六、四国遍路の旅(4)車中
あの山奥に鉄道を敷設した南海電鉄に改めて敬服した。
山奥の奥の奥の・・・そのまた奥の高野山。
電車がギシギシきしみながら、曲がりくねった道を登って逝く。
いくつものトンネル、トンネルを抜けると、数十メートルの谷に橋が架かっていて、その橋の終点にはまたトンネルがある。
そこも抜けると、崖に沿って走り、崖の途中に駅がある。
民家は・・・何と、百メートル近く崖下の谷間に集落がある。
最終駅“極楽橋”には民家は見えない。
なぜ、ここまでしか行かないのか。
勾配30度以上あろうかというケーブルカーが待っている。
スキーでは滑れそうにない。
本当にこんな山中に寺があるのか。
驚き通しである。
途中から乗ってきたご夫人が、網棚の上に箱をあげた。
遠くから見たところ、『ミスタードーナツ』かなにかの箱だ。
しばらく気にも留めなかったが、かなり奥の小さな駅で買い物の荷物とその箱を持って降りた。
なるほど、あれは子供たちへの街の香りのお土産だったのか。
田舎の子供には、ケンタッキーとかドーナツとか、ああいった類いのものは特別の思い入れがある。

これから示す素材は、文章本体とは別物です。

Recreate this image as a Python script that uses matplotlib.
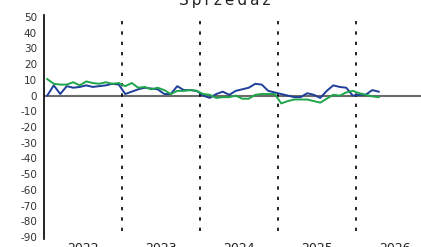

僕も小さい頃、札幌へ行ったら一度は必ずケンタッキーに連れて行ってもらい、街の味を味わって満足したものだ。
きっとみんな大喜びだ。
子供たちの顔が目に浮かぶ。
高野山は金剛峰寺の『奥の院』に弘法大師は鎮座まします。
四国札所八十八カ所は、大師の足跡を印したところだ。
順番に寺を回り、お経を上げ、お札をおさめて、帳面に納経していただく。
僕も出発点を和歌山の高野山とする。
『同行二人』の旅といわれるが、それは自分とお大師様と、二人で歩く意である。
まずお大師様にお会いするため、奥の院参拝から始める。
そこから一緒に歩いてくださるのである。